Knowing a Business Leads to Investing Success

Great investing may be simple, but it is not easy. It requires that you master not only a number of analytical skills, but also your own emotions.

One of the mistakes that investors make is spending too much time studying investment philosophy and process, and not enough time studying businesses. Investment philosophy and methodology will never be a substitute for knowing a business inside out.

When you come across a “millionaire next door”, he or she probably made their money by mastering a small corner of the business world, not spending endless hours studying management theory or entrepreneurship.

Think Rose Blumpkin. She had an advantage over her competitors because of her relentless focus on the furniture business.

There’s a show on the History channel called American Pickers about two guys who travel around Iowa looking for antiques and collectables that they can then restore and resell. The reason they can make a business out of it is that they have an informational advantage. Through years of focus and experience, they know what will sell and what won’t and, most importantly, what things are worth.

Investing is very similar. You must be able to 1) value a business and 2) wait for the right price.

I believe you should spend at least as much time reading annual reports as you do studying books on value investing. I’m not saying you don’t need to master the great books and writings on investing. On the contrary, this is essential and part of the reason this blog exists. Nevertheless, as you master the framework and develop your own investing process, more and more of your time and energy should shift to studying businesses.

Think how much sense it would make for an aspiring golfer to spend all his time reading books and magazines on golf, but only infrequently play golf.

The foundational skill of a great investor is being able to confidently value a business. Only then will you have the confidence to make a meaningful investment when everyone else is afraid or focused on the wrong things.

What annual reports and 10-K’s are queued up for your reading this week?


7 thoughts on “Knowing a Business Leads to Investing Success

  1. kungfu panda

    totally agree…. sometimes,,, people get caught up with all these value investing books/blogs and not spending enough time in learning a new industry….

    Just curious Greg, how do you approach in learning a new industry?
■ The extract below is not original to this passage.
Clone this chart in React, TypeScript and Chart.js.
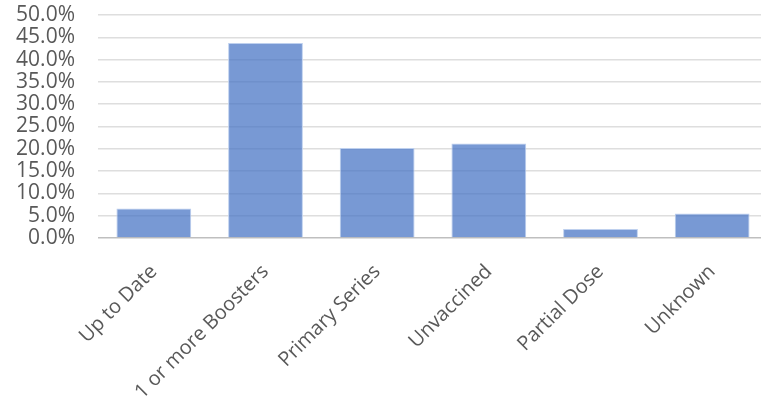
import React, { useEffect, useRef } from "react";
import { Chart, registerables } from "chart.js";

Chart.register(...registerables);

const categories = ["Up to Date", "1 or more Boosters", "Primary Series", "Unvaccined", "Partial Dose", "Unknown"];
const shares = [0.066, 0.437, 0.202, 0.212, 0.02, 0.055];
const yMin = 0;
const yMax = 0.5;
const yStep = 0.05;

export default function App() {
  const ref = useRef<HTMLCanvasElement | null>(null);

  useEffect(() => {
    document.body.style.margin = "0";
    const canvas = ref.current;
    if (!canvas) return;
    const chart = new Chart(canvas, {
      type: "bar",
      data: {
        labels: categories,
        datasets: [
          {
            data: shares,
            backgroundColor: "rgba(68,114,196,0.72)",
            borderColor: "rgba(190,208,238,1)",
            borderWidth: 1,
            categoryPercentage: 1,
            barPercentage: 0.67,
          },
        ],
      },
      options: {
        animation: false,
        responsive: true,
        maintainAspectRatio: false,
        layout: { padding: { top: 15, right: 2, bottom: 0, left: 0 } },
        plugins: { legend: { display: false }, tooltip: { enabled: false } },
        scales: {
          x: {
            grid: { display: false },
            border: { display: false },
            ticks: {
              color: "#595959",
              font: { family: "'Open Sans', sans-serif", size: 20 },
              minRotation: 45,
              maxRotation: 45,
              padding: 14,
              autoSkip: false,
            },
            afterFit: (s: any) => {
              s.height = 164;
              s.paddingLeft = 0;
              s.paddingRight = 0;
            },
          },
          y: {
            min: yMin,
            max: yMax,
            border: { display: false },
            grid: {
              drawTicks: false,
              lineWidth: 1.5,
              color: (ctx: any) => (ctx.tick && ctx.tick.value === 0 ? "#bfbfbf" : "#dedede"),
            },
            ticks: {
              stepSize: yStep,
              autoSkip: false,
              color: "#595959",
              font: { family: "'Open Sans', sans-serif", size: 21 },
              padding: 23,
              callback: (v: any) => (Number(v) * 100).toFixed(1) + "%",
            },
            afterFit: (s: any) => {
              s.width = 98;
              s.paddingTop = 0;
              s.paddingBottom = 0;
            },
          },
        },
      },
    });
    return () => chart.destroy();
  }, []);

  return (
    <div style={{ position: "fixed", left: 0, top: 0, width: 761, height: 402, overflow: "hidden", background: "#fff" }}>
      <div style={{ position: "relative", width: 770, height: 402 }}>
        <canvas ref={ref} />
      </div>
    </div>
  );
}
Would you mind sharing some of your experiences? thank you

  2. eclecticvalue

    Hey greg, your blog is one of the best out there and this post is very truthful. Keep up the good work and I second kungfu pandas question.
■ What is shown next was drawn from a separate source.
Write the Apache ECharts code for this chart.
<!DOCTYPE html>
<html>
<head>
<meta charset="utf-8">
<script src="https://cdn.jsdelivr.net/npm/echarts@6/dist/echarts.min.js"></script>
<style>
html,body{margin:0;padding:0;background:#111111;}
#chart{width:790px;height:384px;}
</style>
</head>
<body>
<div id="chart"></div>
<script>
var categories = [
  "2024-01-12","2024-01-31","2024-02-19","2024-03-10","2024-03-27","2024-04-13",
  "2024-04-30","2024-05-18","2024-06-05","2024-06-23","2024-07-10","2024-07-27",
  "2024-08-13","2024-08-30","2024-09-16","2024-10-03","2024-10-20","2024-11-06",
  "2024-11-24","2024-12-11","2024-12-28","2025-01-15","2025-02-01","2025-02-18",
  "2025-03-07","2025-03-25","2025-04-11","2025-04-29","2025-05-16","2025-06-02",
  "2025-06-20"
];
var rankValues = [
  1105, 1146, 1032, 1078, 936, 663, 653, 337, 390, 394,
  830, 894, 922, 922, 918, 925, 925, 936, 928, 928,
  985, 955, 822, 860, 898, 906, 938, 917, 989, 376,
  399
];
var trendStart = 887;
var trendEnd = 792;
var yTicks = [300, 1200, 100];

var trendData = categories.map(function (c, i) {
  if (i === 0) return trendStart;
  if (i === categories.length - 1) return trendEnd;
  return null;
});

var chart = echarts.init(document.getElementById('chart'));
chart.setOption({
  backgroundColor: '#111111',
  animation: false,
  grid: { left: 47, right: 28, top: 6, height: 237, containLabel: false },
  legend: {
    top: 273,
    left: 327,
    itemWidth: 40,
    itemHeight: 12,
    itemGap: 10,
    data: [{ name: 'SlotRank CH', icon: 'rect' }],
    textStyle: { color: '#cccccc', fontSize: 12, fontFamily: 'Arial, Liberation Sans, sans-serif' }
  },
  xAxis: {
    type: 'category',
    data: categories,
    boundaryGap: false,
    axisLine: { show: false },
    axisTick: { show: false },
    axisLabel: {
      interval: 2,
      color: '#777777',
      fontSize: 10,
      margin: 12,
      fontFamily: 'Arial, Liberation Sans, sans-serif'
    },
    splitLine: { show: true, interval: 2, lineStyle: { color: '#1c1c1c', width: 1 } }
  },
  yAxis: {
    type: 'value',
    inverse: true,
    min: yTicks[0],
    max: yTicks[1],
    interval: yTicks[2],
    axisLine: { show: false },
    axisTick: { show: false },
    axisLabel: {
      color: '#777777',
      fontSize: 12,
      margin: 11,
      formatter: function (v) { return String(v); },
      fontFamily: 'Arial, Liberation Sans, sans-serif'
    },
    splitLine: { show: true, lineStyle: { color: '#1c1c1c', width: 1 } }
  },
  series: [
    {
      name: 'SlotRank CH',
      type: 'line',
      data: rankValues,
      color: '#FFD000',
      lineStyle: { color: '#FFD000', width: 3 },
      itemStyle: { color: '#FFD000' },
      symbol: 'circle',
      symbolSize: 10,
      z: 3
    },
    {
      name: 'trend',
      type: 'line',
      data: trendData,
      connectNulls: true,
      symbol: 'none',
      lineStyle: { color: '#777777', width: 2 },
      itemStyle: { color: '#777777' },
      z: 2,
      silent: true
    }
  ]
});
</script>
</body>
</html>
    Also I am taking a look at jva and cresy

  3. Greg Henricks

    Thanks for your inspiring words and pointing us towards what matters in investing. I have been doing a kind of hybrid mechanical investing using the Magic Formula with some fundamental analysis to weed out the more obvious stinkers. But I don’t do enough of studying a business to feel confident with a concentrated portfolio. Eventually….So I invest in 15 to 20 companies generally. I’m the kind of person who Greenblatt wrote for. Anyway, Its a compromise for sure, but given my busy life its alot better than not being invested. I’ve been invested using Magic Formula since January 2008, and am doing not too shabbily.

  4. Greg Speicher Post author

    kungfu panda, I don’t really have a set formula for doing this. I start with a business I think I can understand and then start identifying and following the better companies. Pretty soon you get a feel for the important variables that drive a particular industry. Don’t waste time with industries that have lousy economics or that are too complex to analyze and predict. Sometime you can find good books on a company to help you jump start your research. I did that recently with Google although that is not usually possible with smaller companies. Also, look for trade magazines that follow an industry you like. Value Investor Club also has a lot of great write-ups. Find ones in an industry that you are studying and see how a professional investor looks at it and breaks it down. hope that helps.

    eclecticvalue, thanks for the positive feedback. It is greatly appreciated. I don’t follow jva or cresy. Good luck with both.

    Greg, thanks for posting. There is nothing wrong with a mechanical approach. That was a focus for Graham as he wanted to make investing more accessible to those who do not have time to do more active research. If you use a mechanical approach, I think it is important to have a greater level of diversification. Greenblatt’s magic formula is impressive. As I’m sure you know, the trick is staying with a mechanical system in the down periods since you can begin to question your holdings.